Memory-based scaling: be careful

HPA can scale on memory, but memory is often a lagging indicator:

memory grows slowly with traffic and caches
scaling based on memory can over-react if your app caches aggressively

If you scale on memory:

keep scale-down conservative (large stabilization window)
ensure memory requests are accurate (or the percentage target is meaningless)

For many services, a better pattern is:

HPA on CPU (or request rate)
VPA to tune memory requests

Event-driven scaling (queues, streams): consider KEDA-style signals

If your workload is driven by a queue:

CPU utilization may not represent backlog
you may want scaling on queue depth, lag, or consumer group metrics

That’s where event-driven autoscaling approaches (e.g., KEDA patterns) shine:

scale based on backlog
scale to zero for idle workloads (if allowed)

Even without a full event-driven stack, the key lesson is:

Choose metrics that reflect the business load, not just resource consumption.

Practical guardrail: always test scaling behavior

Autoscaling “looks fine” until your first real burst.

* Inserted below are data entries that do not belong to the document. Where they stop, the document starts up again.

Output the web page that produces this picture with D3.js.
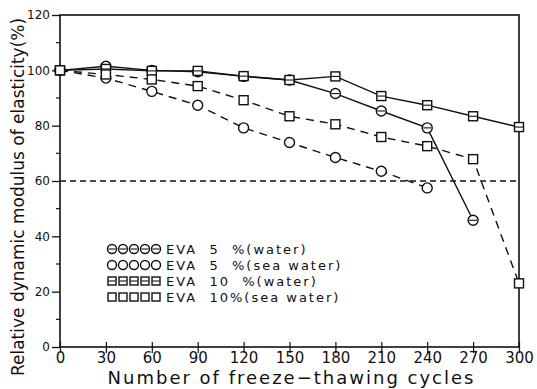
<!DOCTYPE html>
<html>
<head>
<meta charset="utf-8">
<script src="https://cdn.jsdelivr.net/npm/d3@7"></script>
<style>
  body { margin: 0; background: #fff; }
  text { font-family: "DejaVu Sans", sans-serif; fill: #111; }
</style>
</head>
<body>
<div id="chart"></div>
<script>
const cycles = [0, 30, 60, 90, 120, 150, 180, 210, 240, 270, 300];

// values (null = no point)
const eva5Water    = [100, 101.5, 100, 99.5, 97.8, 96.5, 91.6, 85.3, 79.2, 45.8, null];
const eva5Sea      = [100, 97.2, 92.4, 87.4, 79.2, 73.9, 68.5, 63.5, 57.5, null, null];
const eva10Water   = [100, 100.5, 99.8, 99.8, 97.9, 96.5, 97.8, 90.7, 87.4, 83.4, 79.5];
const eva10Sea     = [100, 98.5, 96.7, 94.3, 89.2, 83.4, 80.5, 75.9, 72.6, 67.9, 23];

const legendLabels = ["EVA  5  %(water)", "EVA  5  %(sea water)", "EVA  10  %(water)", "EVA  10%(sea water)"];
const yTicks = [0, 20, 40, 60, 80, 100, 120];
const xTicks = [0, 30, 60, 90, 120, 150, 180, 210, 240, 270, 300];
const limitLine = 60;

const series = [
  { values: eva5Water,  shape: "circle", dashed: false, bar: true },
  { values: eva5Sea,    shape: "circle", dashed: true,  bar: false },
  { values: eva10Water, shape: "square", dashed: false, bar: true },
  { values: eva10Sea,   shape: "square", dashed: true,  bar: false }
];

const W = 537, H = 389;
const svg = d3.select("#chart").append("svg")
  .attr("width", W).attr("height", H);

const x = d3.scaleLinear().domain([0, 300]).range([60, 519]);
const y = d3.scaleLinear().domain([0, 120]).range([347, 15]);

// frame
svg.append("rect")
  .attr("x", x(0)).attr("y", y(120))
  .attr("width", x(300) - x(0)).attr("height", y(0) - y(120))
  .attr("fill", "none").attr("stroke", "#111").attr("stroke-width", 1.6);

// y axis
const yAxis = d3.axisLeft(y).tickValues(yTicks).tickSize(8).tickPadding(2);
const gy = svg.append("g").attr("transform", `translate(${x(0)},0)`).call(yAxis);
gy.select(".domain").remove();
gy.selectAll("line").attr("stroke", "#111").attr("stroke-width", 1.3);
gy.selectAll("text").style("font-size", "12px").style("font-family", "DejaVu Sans, sans-serif");
// minor y ticks
svg.append("g").selectAll("line")
  .data(d3.range(10, 120, 20))
  .join("line")
  .attr("x1", x(0) - 4).attr("x2", x(0))
  .attr("y1", d => y(d)).attr("y2", d => y(d))
  .attr("stroke", "#111").attr("stroke-width", 1.2);

// x axis
const xAxis = d3.axisBottom(x).tickValues(xTicks).tickSize(6).tickPadding(-1);
const gx = svg.append("g").attr("transform", `translate(0,${y(0)})`).call(xAxis);
gx.select(".domain").remove();
gx.selectAll("line").attr("stroke", "#111").attr("stroke-width", 1.2).attr("y1", -5);
gx.selectAll("text").style("font-size", "15px").style("font-family", "DejaVu Sans, sans-serif");

// 60% limit line
svg.append("line")
  .attr("x1", x(0)).attr("x2", x(300))
  .attr("y1", y(limitLine)).attr("y2", y(limitLine))
  .attr("stroke", "#111").attr("stroke-width", 1.3)
  .attr("stroke-dasharray", "6,4");

// series lines
const line = d3.line()
  .defined(d => d[1] !== null)
  .x(d => x(d[0])).y(d => y(d[1]));

series.forEach(s => {
  const pts = cycles.map((c, i) => [c, s.values[i]]);
  svg.append("path")
    .datum(pts)
    .attr("d", line)
    .attr("fill", "none")
    .attr("stroke", "#111")
    .attr("stroke-width", 1.4)
    .attr("stroke-dasharray", s.dashed ? "8,6" : null);
});

function drawMarker(g, cx, cy, s, r = 5) {
  if (s.shape === "circle") {
    g.append("circle").attr("cx", cx).attr("cy", cy).attr("r", r)
      .attr("fill", "#fff").attr("stroke", "#111").attr("stroke-width", 1.4);
  } else {
    g.append("rect").attr("x", cx - r + 0.5).attr("y", cy - r + 0.5)
      .attr("width", 2 * r - 1).attr("height", 2 * r - 1)
      .attr("fill", "#fff").attr("stroke", "#111").attr("stroke-width", 1.4);
  }
  if (s.bar) {
    g.append("line").attr("x1", cx - r + 1).attr("x2", cx + r - 1)
      .attr("y1", cy).attr("y2", cy)
      .attr("stroke", "#111").attr("stroke-width", 1.1);
  }
}

// markers
series.forEach(s => {
  const g = svg.append("g");
  cycles.forEach((c, i) => {
    if (s.values[i] !== null) drawMarker(g, x(c), y(s.values[i]), s);
  });
});

// legend
const legend = svg.append("g");
legendLabels.forEach((label, i) => {
  const ly = 249 + i * 16;
  const g = legend.append("g");
  for (let k = 0; k < 5; k++) {
    drawMarker(g, 112 + k * 11, ly, series[i], 4.5);
  }
  g.append("text")
    .attr("x", 166).attr("y", ly + 5)
    .attr("xml:space", "preserve")
    .style("font-size", "13px")
    .style("letter-spacing", "2px")
    .text(label);
});

// axis titles
svg.append("text")
  .attr("x", (x(0) + x(300)) / 2 + 2).attr("y", 384)
  .attr("text-anchor", "middle")
  .style("font-size", "18px")
  .style("letter-spacing", "2px")
  .text("Number of freeze\u2212thawing cycles");

svg.append("text")
  .attr("transform", "translate(24,197) rotate(-90)")
  .attr("text-anchor", "middle")
  .style("font-size", "17px")
  .text("Relative dynamic modulus of elasticity(%)");
</script>
</body>
</html>
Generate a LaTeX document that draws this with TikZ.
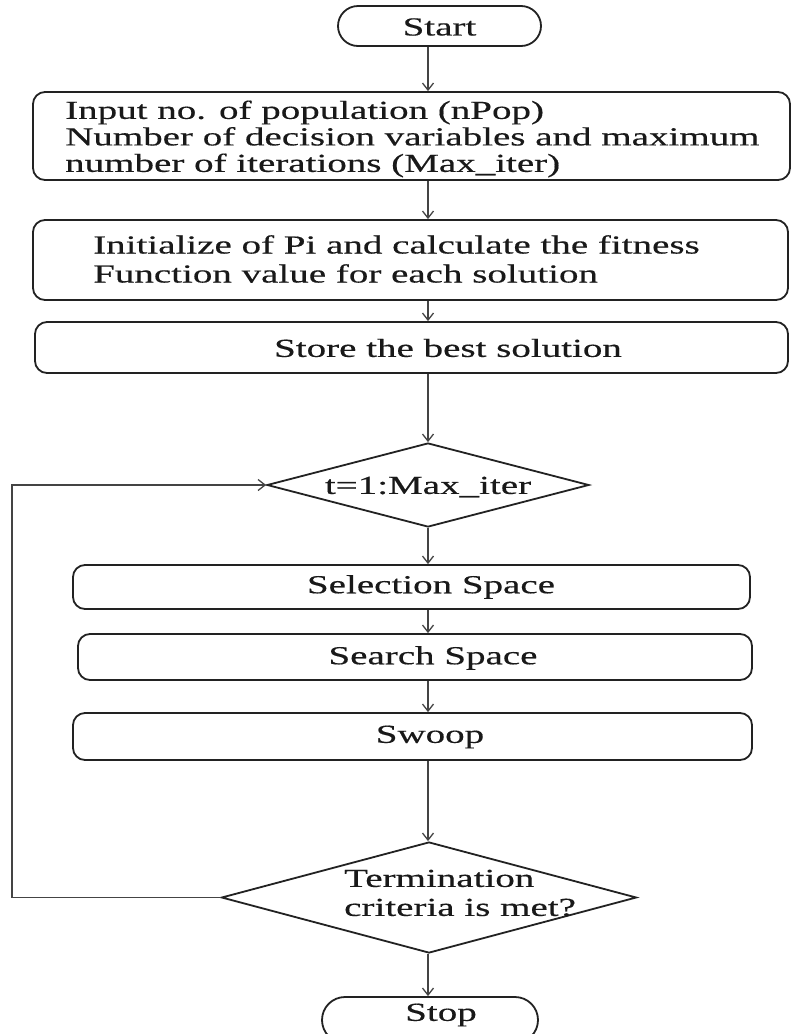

Before relying on it in production, validate:

how long it takes to add Pods (startup + readiness)
how long it takes to add nodes (autoscaler + provisioning)
whether the service can handle partial capacity during the ramp

If your node provisioning takes 3–5 minutes, you may need:

higher minReplicas
pre-warmed node pools
faster scale-up policies

Stable autoscaling is less about one knob and more about aligning boot time, metrics, and capacity.

References

FAQ

Q: When should I use HPA vs VPA? A: Use HPA to scale replica count by metrics; use VPA to right-size requests and limits. Avoid letting both control the same workload at the same time; run VPA in recommendation mode if HPA is enabled.

Q: Why does HPA oscillate? A: Metrics lag and aggressive policies can cause thrash. Add stabilization windows, slow scale down, and tune targets.

Q: Do I need metrics-server? A: For CPU or memory metrics, yes. For custom metrics, use a metrics pipeline (for example Prometheus plus adapter).